Dove was in the kitchen making sugar cookies. It smelled like Christmas Eve even if it didn’t feel like it. As he put the cover on his old Underwood, he considered all the ways he might get back that old Christmas feeling before the day was over. But first things first. He got up from his desk just as Millie was coming into the room.

“Daddy, what are you doing?”

“Working on tonight’s sermon. I didn’t know you were up.”

“Daddy, can I say something to you?”

“Sure, sweetheart. You can say anything to me.”

“I’m sorry about yesterday. I’ll pay back all of those things out of my allowance. And in case you’re worried, I promise I’m not going to do it again, ever.”

“I’m glad to hear you say that on your own volition. But, sit down, honey, what I really want to hear from you is why you did it. What prompted you to take things that didn’t belong to you?”

Tears welled up in her eyes and the willingness to talk she had brought into the room quickly faded.

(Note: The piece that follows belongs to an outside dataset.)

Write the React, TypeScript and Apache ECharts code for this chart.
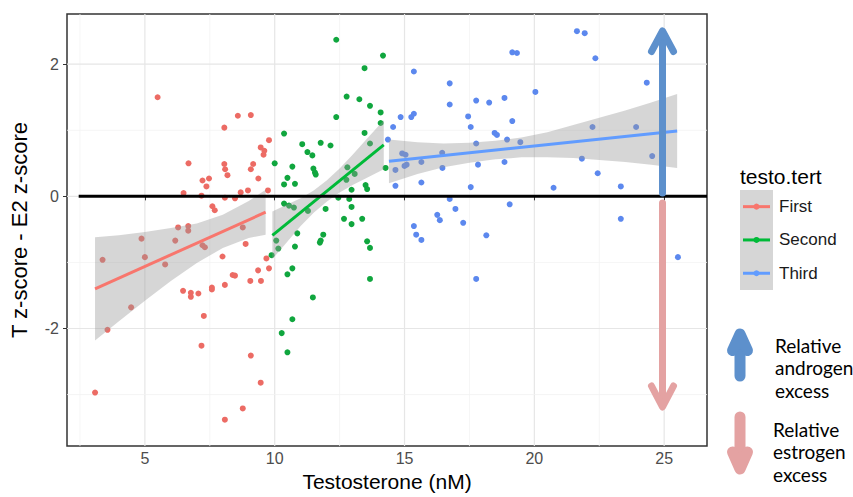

“Don’t get upset. You wanted to talk and that’s what we’re doing. We’re talking. So talk to me. Tell me what was on your mind or in your heart.”

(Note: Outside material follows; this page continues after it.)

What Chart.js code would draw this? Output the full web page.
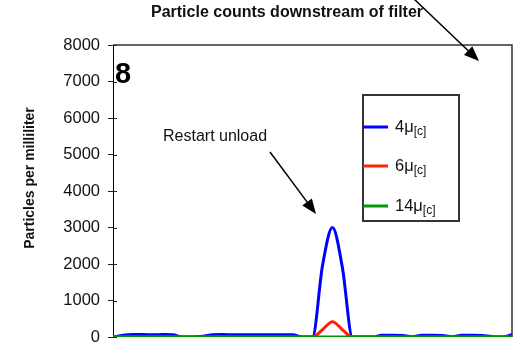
<!DOCTYPE html>
<html>
<head>
<meta charset="utf-8">
<script src="https://cdn.jsdelivr.net/npm/chart.js@4.4.1/dist/chart.umd.min.js"></script>
<style>
  html, body { margin: 0; padding: 0; background: #fff; }
  #wrap { width: 519px; height: 345px; }
</style>
</head>
<body>
<div id="wrap"><canvas id="chart" width="519" height="345"></canvas></div>
<script>
// --- DATA ---
const samples = Array.from({ length: 41 }, (_, i) => i); // sample index along the run
const counts4 = [0, 50, 70, 70, 60, 70, 60, 0, 0, 20,
                 60, 70, 60, 60, 60, 60, 60, 60, 60, 0,
                 0, 1950, 3000, 1900, 0, 0, 0, 50, 50, 40,
                 10, 50, 50, 40, 10, 50, 50, 40, 10, 0, 60];
const counts6 = [0, 0, 0, 0, 0, 0, 0, 0, 0, 0,
                 0, 0, 0, 0, 0, 0, 0, 0, 0, 0,
                 0, 200, 420, 200, 0, 0, 0, 0, 0, 0,
                 0, 0, 0, 0, 0, 0, 0, 0, 0, 0, 0];
const counts14 = samples.map(() => 0);
const seriesNames = ["4\u03bc", "6\u03bc", "14\u03bc"];
const seriesSub = "[c]";
const yTicks = [0, 1000, 2000, 3000, 4000, 5000, 6000, 7000, 8000];

const FONT = "'Liberation Sans', Arial, sans-serif";
const TEXT = "#111";

// --- HELPERS ---
function arrow(ctx, x1, y1, x2, y2) {
  const ang = Math.atan2(y2 - y1, x2 - x1);
  const len = 15, half = 6;
  ctx.save();
  ctx.strokeStyle = "#000";
  ctx.fillStyle = "#000";
  ctx.lineWidth = 1.5;
  ctx.beginPath();
  ctx.moveTo(x1, y1);
  ctx.lineTo(x2 - Math.cos(ang) * len * 0.8, y2 - Math.sin(ang) * len * 0.8);
  ctx.stroke();
  ctx.beginPath();
  ctx.moveTo(x2, y2);
  ctx.lineTo(x2 - Math.cos(ang) * len + Math.sin(ang) * half, y2 - Math.sin(ang) * len - Math.cos(ang) * half);
  ctx.lineTo(x2 - Math.cos(ang) * len - Math.sin(ang) * half, y2 - Math.sin(ang) * len + Math.cos(ang) * half);
  ctx.closePath();
  ctx.fill();
  ctx.restore();
}

// frame, inner ticks, legend box and text notes
const decorations = {
  id: "decorations",
  afterDraw(chart) {
    const { ctx, chartArea: a, scales } = chart;
    ctx.save();

    // top and right frame
    ctx.strokeStyle = "#333";
    ctx.lineWidth = 1.5;
    ctx.beginPath();
    ctx.moveTo(a.left, a.top);
    ctx.lineTo(a.right, a.top);
    ctx.lineTo(a.right, a.bottom);
    ctx.stroke();

    // inner half of the y ticks
    ctx.strokeStyle = "#222";
    ctx.lineWidth = 1;
    yTicks.forEach(v => {
      const y = Math.round(scales.y.getPixelForValue(v)) + 0.5;
      ctx.beginPath();
      ctx.moveTo(a.left, y);
      ctx.lineTo(a.left + 4, y);
      ctx.stroke();
    });

    // title
    ctx.fillStyle = TEXT;
    ctx.font = `bold 16px ${FONT}`;
    ctx.textAlign = "center";
    ctx.textBaseline = "middle";
    ctx.fillText("Particle counts downstream of filter", 287, 13);

    // y axis title
    ctx.save();
    ctx.translate(30, 178);
    ctx.rotate(-Math.PI / 2);
    ctx.font = `bold 14px ${FONT}`;
    ctx.fillText("Particles per milliliter", 0, 0);
    ctx.restore();

    // panel number
    ctx.textAlign = "left";
    ctx.textBaseline = "alphabetic";
    ctx.font = `bold 29px ${FONT}`;
    ctx.fillStyle = "#000";
    ctx.fillText("8", 115, 83);

    // note
    ctx.font = `16px ${FONT}`;
    ctx.fillStyle = TEXT;
    ctx.fillText("Restart unload", 163, 141);

    arrow(ctx, 270, 152, 316, 214);
    arrow(ctx, 413, -2, 479, 61);

    // legend
    const box = { x: 363, y: 95, w: 96, h: 126 };
    ctx.fillStyle = "#fff";
    ctx.fillRect(box.x, box.y, box.w, box.h);
    ctx.strokeStyle = "#333";
    ctx.lineWidth = 2;
    ctx.strokeRect(box.x, box.y, box.w, box.h);
    const rows = [127, 166, 206];
    chart.data.datasets.forEach((ds, i) => {
      const y = rows[i];
      ctx.strokeStyle = ds.borderColor;
      ctx.lineWidth = 3;
      ctx.beginPath();
      ctx.moveTo(box.x, y);
      ctx.lineTo(box.x + 25, y);
      ctx.stroke();
      ctx.fillStyle = TEXT;
      ctx.textBaseline = "middle";
      ctx.font = `16.5px ${FONT}`;
      ctx.fillText(seriesNames[i], box.x + 32, y);
      const w = ctx.measureText(seriesNames[i]).width;
      ctx.font = `12px ${FONT}`;
      ctx.fillText(seriesSub, box.x + 32 + w, y + 5);
    });

    ctx.restore();
  }
};

// --- CHART ---
new Chart(document.getElementById("chart"), {
  type: "line",
  data: {
    labels: samples,
    datasets: [
      { label: "4", data: counts4, borderColor: "#0000ff", order: 2 },
      { label: "6", data: counts6, borderColor: "#ff2200", order: 1 },
      { label: "14", data: counts14, borderColor: "#009900", order: 0 }
    ].map(ds => ({
      ...ds,
      borderWidth: 3,
      pointRadius: 0,
      tension: 0.4,
      cubicInterpolationMode: "monotone",
      fill: false
    }))
  },
  options: {
    responsive: false,
    animation: false,
    layout: { padding: { top: 45, right: 7, bottom: 8, left: 0 } },
    plugins: {
      legend: { display: false },
      title: { display: false },
      tooltip: { enabled: false }
    },
    scales: {
      x: {
        type: "linear",
        min: 0,
        max: samples.length - 1,
        display: false
      },
      y: {
        min: 0,
        max: 8000,
        afterBuildTicks: scale => { scale.ticks = yTicks.map(v => ({ value: v })); },
        afterFit: scale => {
          scale.width = 113;
          scale.paddingTop = 0;
          scale.paddingBottom = 0;
        },
        ticks: {
          color: TEXT,
          padding: 8,
          font: { family: FONT, size: 16.5 },
          callback: v => String(v)
        },
        grid: {
          drawOnChartArea: false,
          drawTicks: true,
          tickLength: 5,
          tickColor: "#222"
        },
        border: { display: true, color: "#000", width: 1 }
      }
    }
  },
  plugins: [decorations]
});
</script>
</body>
</html>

There was a long pause. Paul waited patiently. If he failed her now, she might never talk to him again. She had made the entrée and he was just pushing the door open further.

“I wanted to hurt someone.”

“Okay. Who did you want to hurt? Me?”

“Maybe.”

“What if I told you I understand that? I understand why you might want to hurt me. Maybe you want people to see you as more than just the ‘preacher’s kid.’ That’s fair, Millie. I have no problem with that. But, honey, you don’t break the law to prove a point. Any point. Not God’s law and not man’s law. And if the point you wanted to—”

“That’s not it.”

“What?”

“That’s not it. You’re not who I wanted to hurt.”

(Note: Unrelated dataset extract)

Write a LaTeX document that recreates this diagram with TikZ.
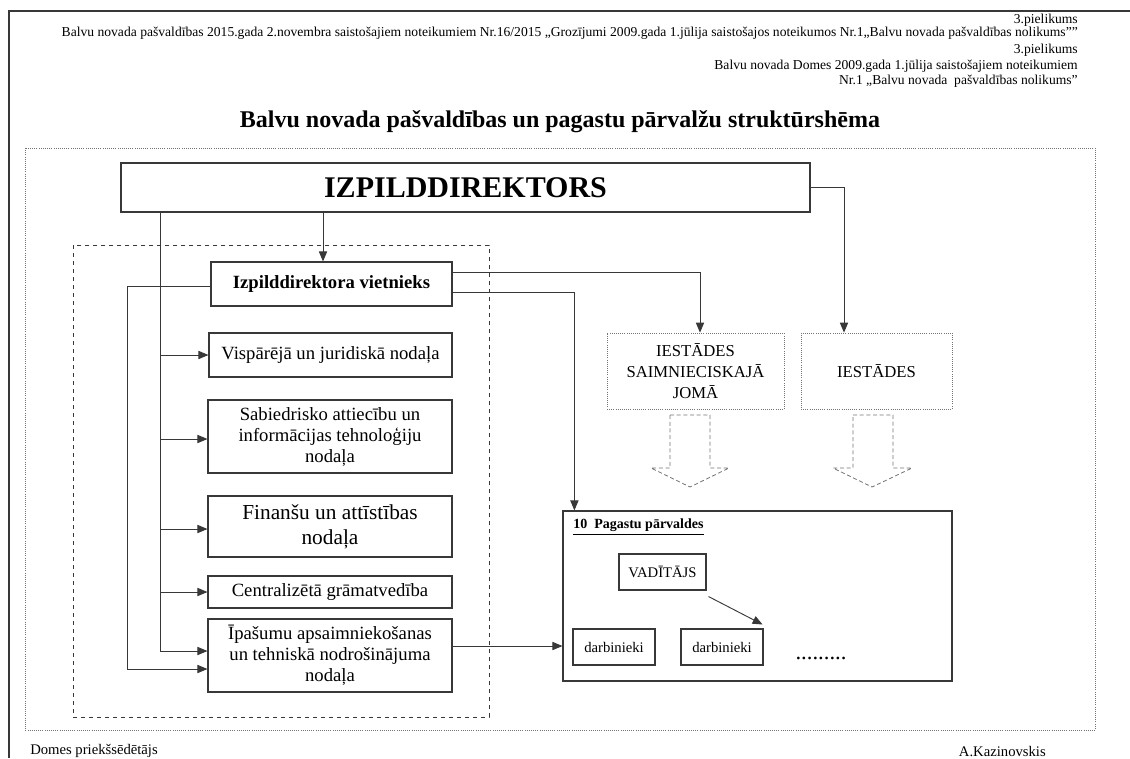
\documentclass[tikz,border=0pt]{standalone}
\usepackage{fontspec}
\setmainfont{Liberation Serif}
\usetikzlibrary{arrows, positioning}
\definecolor{linegray}{gray}{0.22}
\definecolor{dotgray}{gray}{0.45}

\begin{document}
\begin{tikzpicture}[x=0.75pt, y=-0.75pt]
		\tikzstyle{Box} = [rectangle, draw=linegray, line width=0.9pt, align=center, inner sep=1pt, font=\fontsize{14}{15.75}\selectfont]
		\tikzstyle{DotBox} = [rectangle, draw=dotgray, densely dotted, line width=0.6pt, align=center, inner sep=1pt, font=\fontsize{12.5}{16}\selectfont]
		\tikzstyle{SmallBox} = [rectangle, draw=linegray, line width=0.8pt, inner sep=1pt, font=\fontsize{11}{13}\selectfont]
		\tikzstyle{Head} = [anchor=east, inner sep=0pt, font=\fontsize{10.2}{12}\selectfont]
		\tikzstyle{arrow} = [line width=0.7pt, draw=linegray, ->, >=triangle 45]
		\tikzstyle{link} = [line width=0.7pt, draw=linegray]
		
		\useasboundingbox (0,0) rectangle (1130,758);
		\draw [line width=1pt, linegray] (9,758) -- (9,11) -- (1130,11);
		
		% header
		\node (h1) [Head] at (1078,20) {3.pielikums};
		\node (h2) [Head] at (1078,33) {Balvu novada pašvaldības 2015.gada 2.novembra saistošajiem noteikumiem Nr.16/2015 „Grozījumi 2009.gada 1.jūlija saistošajos noteikumos Nr.1„Balvu novada pašvaldības nolikums””};
		\node (h3) [Head] at (1078,50) {3.pielikums};
		\node (h4) [Head] at (1078,66) {Balvu novada Domes 2009.gada 1.jūlija saistošajiem noteikumiem};
		\node (h5) [Head] at (1078,81) {Nr.1 „Balvu novada~ pašvaldības nolikums”};
		
		\node (title) [font=\fontsize{18}{20}\selectfont\bfseries] at (560,122) {Balvu novada pašvaldības un pagastu pārvalžu struktūrshēma};
		
		% frames
		\draw [dotgray, densely dotted, line width=0.6pt] (25,148) rectangle (1095,730);
		\draw [linegray, dashed, line width=0.7pt] (73,245) rectangle (489,717);
		
		% boxes
		\node (izp) [Box, minimum width=516.75pt, minimum height=36.75pt, font=\fontsize{22.5}{24}\selectfont\bfseries] at (465.5,187.5) {IZPILDDIREKTORS};
		\node (viet) [Box, minimum width=180.75pt, minimum height=33pt, font=\fontsize{14}{16}\selectfont\bfseries] at (331.5,284) {Izpilddirektora vietnieks};
		\node (visp) [Box, minimum width=182.25pt, minimum height=33pt] at (330.5,355) {Vispārējā un juridiskā nodaļa};
		\node (sab) [Box, minimum width=183pt, minimum height=54.75pt] at (330,436.5) {Sabiedrisko attiecību un\\informācijas tehnoloģiju\\nodaļa};
		\node (fin) [Box, minimum width=183pt, minimum height=45.75pt, font=\fontsize{16}{18.75}\selectfont] at (330,526.5) {Finanšu un attīstības\\nodaļa};
		\node (cent) [Box, minimum width=183pt, minimum height=24pt] at (330,592) {Centralizētā grāmatvedība};
		\node (ipas) [Box, minimum width=183pt, minimum height=54.75pt] at (330,655.5) {Īpašumu apsaimniekošanas\\un tehniskā nodrošinājuma\\nodaļa};
		
		\node (iss) [DotBox, minimum width=132.75pt, minimum height=57pt] at (695.5,371) {IESTĀDES\\SAIMNIECISKAJĀ\\JOMĀ};
		\node (ies) [DotBox, minimum width=113.25pt, minimum height=57pt] at (876.5,371) {IESTĀDES};
		
		\node (pag) [rectangle, draw=linegray, line width=0.9pt, minimum width=291.75pt, minimum height=127.5pt] at (757.5,596) {};
		\node (pagname) [anchor=west, inner sep=0pt, font=\fontsize{10.5}{12}\selectfont\bfseries] at (573,527) {\underline{10~ Pagastu pārvaldes}};
		\node (vad) [SmallBox, minimum width=65.25pt, minimum height=27pt] at (662.5,572) {VADĪTĀJS};
		\node (darb1) [SmallBox, minimum width=61.5pt, minimum height=27pt] at (614,647) {darbinieki};
		\node (darb2) [SmallBox, minimum width=61.5pt, minimum height=27pt] at (722,647) {darbinieki};
		\node (dots) [font=\fontsize{17}{19}\selectfont] at (821,658) {.........};
		
		% connectors
		\coordinate (bus) at (160,212);
		\coordinate (sabW) at ([shift={(0,2.5)}]sab.west);
		\coordinate (finW) at ([shift={(0,2.5)}]fin.west);
		\coordinate (ipasW) at ([shift={(0,-4.5)}]ipas.west);
		\coordinate (ipasL) at ([shift={(0,13.5)}]ipas.west);
		\coordinate (ipasE) at ([shift={(0,-9.5)}]ipas.east);
		\coordinate (vietN) at ([shift={(-8.5,0)}]viet.north);
		\draw [link] (bus) -- (bus |- ipasW);
		\draw [arrow] (visp.west -| bus) -- (visp.west);
		\draw [arrow] (sabW -| bus) -- (sabW);
		\draw [arrow] (finW -| bus) -- (finW);
		\draw [arrow] (cent.west -| bus) -- (cent.west);
		\draw [arrow] (ipasW -| bus) -- (ipasW);
		\draw [arrow] (vietN |- izp.south) -- (vietN);
		\draw [arrow] ([shift={(0,2)}]viet.west) -- ++(-83,0) |- (ipasL);
		\draw [arrow] (ipasE) -- (ipasE -| pag.west);
		\draw [arrow] ([shift={(0,-12)}]viet.east) -| ([shift={(4.5,0)}]iss.north);
		\draw [arrow] ([shift={(0,8)}]viet.east) -| ([shift={(12,0)}]pag.north west);
		\draw [arrow] (izp.east) -| ([shift={(-32.5,0)}]ies.north);
		\draw [arrow] ([shift={(2,6)}]vad.south east) -- ([shift={(-1,-4)}]darb2.north east);
		
		% block arrows
		\draw [dotgray, densely dashed, line width=0.6pt] (670,415) -- (710,415) -- (710,468) -- (729,468) -- (690,487) -- (651,468) -- (670,468) -- cycle;
		\draw [dotgray, densely dashed, line width=0.6pt] (853,415) -- (893,415) -- (893,468) -- (912,468) -- (872,487) -- (833,468) -- (853,468) -- cycle;
		
		% signatures
		\node (chair) [anchor=west, inner sep=0pt, font=\fontsize{11}{13}\selectfont] at (30,751) {Domes priekšsēdētājs};
		\node (sign) [anchor=east, inner sep=0pt, font=\fontsize{11}{13}\selectfont] at (1046,751) {A.Kazinovskis};
\end{tikzpicture}
\end{document}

It was time for Paul to take a pause.

“I wanted to hurt Mr. Sandridge.”

“Milton? Milton Sandridge?”

She merely nodded her head.

“Why? Has he ever done anything to you?”

“I wanted to steal things from his store and get him in trouble so he would be fired. That’s not the first time I did it. I did it three other times and most of the stuff I just threw in the trash. Some things I kept, but I really didn’t want them.”

“You wanted him to get fired.” This was more of a statement from Paul than a question. A statement to establish firmly the new information he was still trying to digest. “Millie, why?”

“I don’t know. I just don’t like him.”

“You don’t like Mr. Zirk, your science teacher this year. Are you trying to get him fired too?”

“No.”

“Then why Milton Sandridge?”

“Paul? Millie? Is there something wrong?” Dove was standing in the doorway with dustings of flour on her apron and her hands. “Have you heard something from the hospital?”

“No.”

“It’s just that I heard you mention Milton Sandridge. I thought maybe you had heard—”

“Who’s in the hospital?” Millie asked, looking first at her mother, then her father.

“Mr. Sandridge. Your father and I were there last night. I left you a note on the bathroom door in case you got up and missed us.”

There were plenty of currents in the air between family members, but none of them were connecting. Dove stood stillest of all, hoping her husband would pick up the conversation. Millie gave her attention to the edge-worn, room-sized rug in her father’s study. And Paul, not focusing his eyes on any one thing, searched his mind over what had just happened. Aware that Millie had yet to tell him why she didn’t like Milton Sandridge, he was even more interested in knowing if Dove had interrupted their conversation on purpose or if it was simply God’s timing in forgoing an unpleasant situation. Millie was the first to speak.

“Are the cookies ready to be decorated?”

“They certainly are. That’s why I came looking for you. Twenty-four Santas and twenty-four reindeer. Do you want to help, Paul?”

“No, I have to finish up in here. You girls go ahead. I’ll be along in a bit.”

He would talk to Millie later. He would talk to Dove later. Right now he would pray.